When the Sox Fight Authority, Authority Always Wins

White Sox right fielder Jermaine Dye, as you have probably heard, was handed a two-game suspension and undisclosed fine in the wake of Wednesday’s post-ejection fit of rage. Couple this with the scolding handed to Bobby Jenks’ for the heinous crime of fighting back and suddenly it all becomes clear: these White Sox might not be awesome, but they are at least hardcore enough to make it interesting.

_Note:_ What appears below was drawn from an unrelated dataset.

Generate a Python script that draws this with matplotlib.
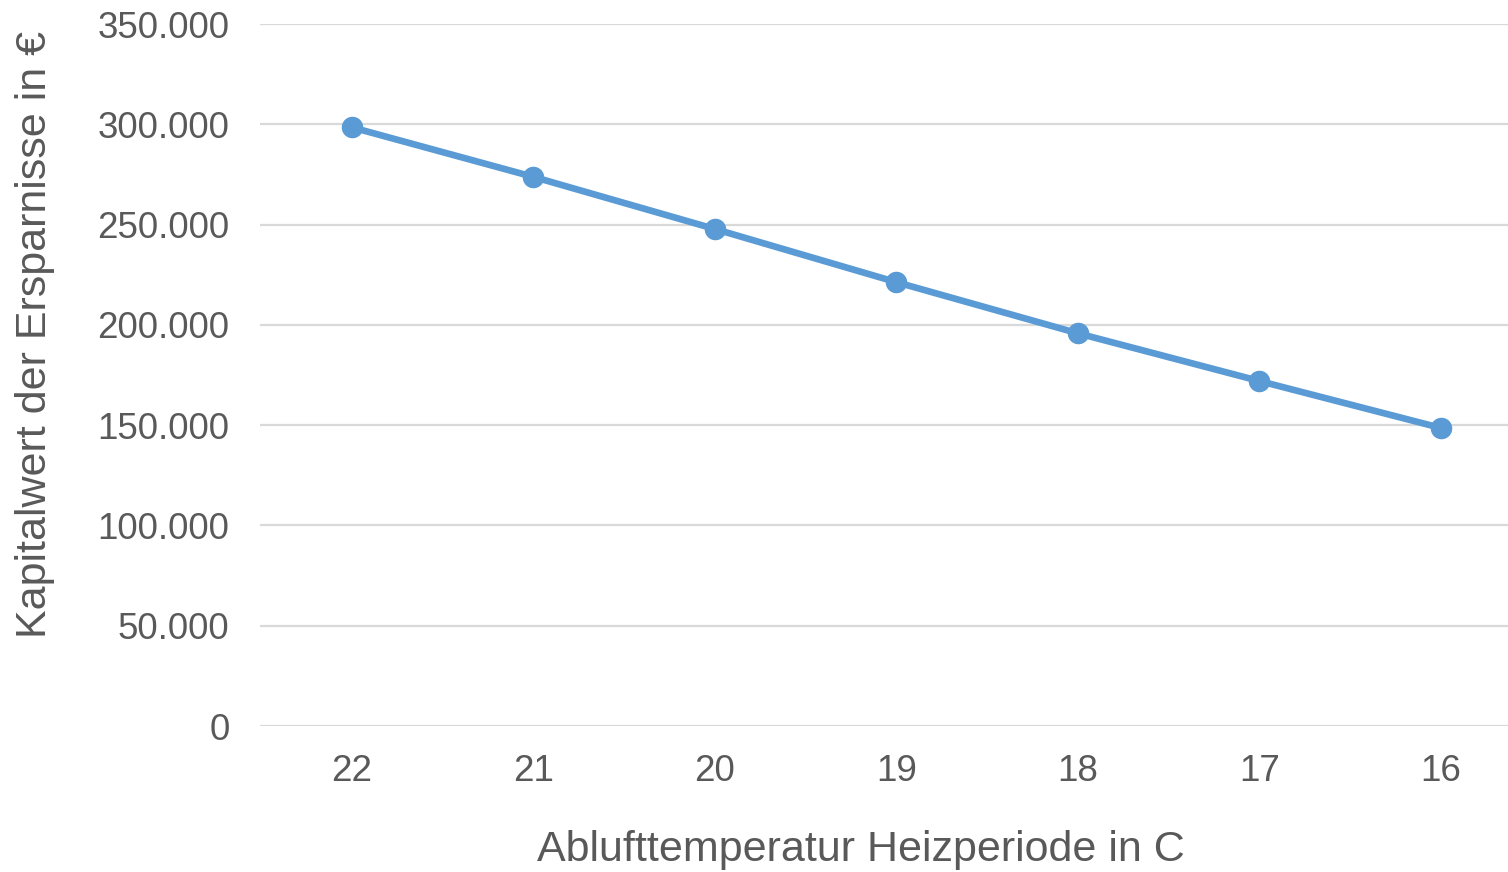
import matplotlib
matplotlib.use("Agg")
import matplotlib.pyplot as plt
from matplotlib.ticker import FuncFormatter

categories = ["22", "21", "20", "19", "18", "17", "16"]
values = [298500, 273800, 247800, 221300, 195800, 172000, 148600]
yticks = [0, 50000, 100000, 150000, 200000, 250000, 300000, 350000]

plt.rcParams['font.family'] = ['Liberation Sans', 'DejaVu Sans']

fig = plt.figure(figsize=(15.08, 8.72), dpi=100)
ax = fig.add_axes([260/1508, 1-726/872, 1-260/1508, (726-24)/872])

x = list(range(len(categories)))
ax.plot(x, values, color="#5B9BD5", linewidth=4.8, marker="o", markersize=14.5,
        zorder=3, clip_on=False)

ax.set_ylim(0, 350000)
ax.set_xlim(-0.505, 6.37)
ax.set_yticks(yticks)
ax.yaxis.set_major_formatter(FuncFormatter(lambda v, p: f"{int(v):,}".replace(",", ".")))
ax.set_xticks(x)
ax.set_xticklabels(categories)
ax.grid(axis="y", color="#D9D9D9", linewidth=1.6)
ax.set_axisbelow(True)
for s in ax.spines.values():
    s.set_visible(False)
ax.tick_params(axis="both", length=0, labelsize=26.5, labelcolor="#595959")
ax.tick_params(axis="y", pad=22)
ax.tick_params(axis="x", pad=20)

fig.text(861/1508, 1-850/872, "Ablufttemperatur Heizperiode in C", fontsize=31,
         color="#595959", ha="center", va="center")
fig.text(35/1508, 1-335/872, "Kapitalwert der Ersparnisse in €", fontsize=31,
         color="#595959", ha="center", va="center", rotation=90)

fig.savefig("out.png", dpi=100)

One can only assume Dye’s suspension will be reduced, and Jenks probably isn’t weeping over the three fewer Filets of Unicorn he can afford now, so all things considered it’s hard to venture a guess as to what exactly all this discipline is supposed to accomplish. Jermaine, you know, he could probably use a day off one of these weeks anyway and Jenks, well, he’s probably going to become a very rich man one of these months; for all intents and purposes, the Sox haven’t been punished at all.

And yet they have something even more valuable on their side – stigma! Imagine how the news will echo down the Interhole as Dye’s dropped helmet becomes an umpire’s emergency surgery, or Bobby Jenks’s shot at Ian Kinsler becomes the second baseman’s trip to the burn ward. Given time and the known foibles of the Telephone Game, the Chicago White Sox could become a team of feared players, even though there is almost nothing fearsome about them.

What did Jenks really do wrong? About as much as Dye, actually, which is to say a whole lot of nothing. But in insanely melodramatic, knee-jerk psychotic fanboy terms, Bobby Jenks could have killed that guy if he wanted to. Except he didn’t, and if there is justice in the world no one will say “Jenks threw behind Ian Kinsler” but rather “Bobby Jenks let Ian Kinsler live.” Not that baseball – or any mere sport – is worth killing for, and not that anyone needs turn baseball spectatorship into calls for some stranger’s head, but if the Sox can somehow harness this all for good and turn a short streak of modest troublemaking into a leaguewide installation of fear in the hearts of even the most hardended and grizzled competitors and supporters, they will be in a very good position indeed … or at least one better than the abysmal team offensive campaign has put them in.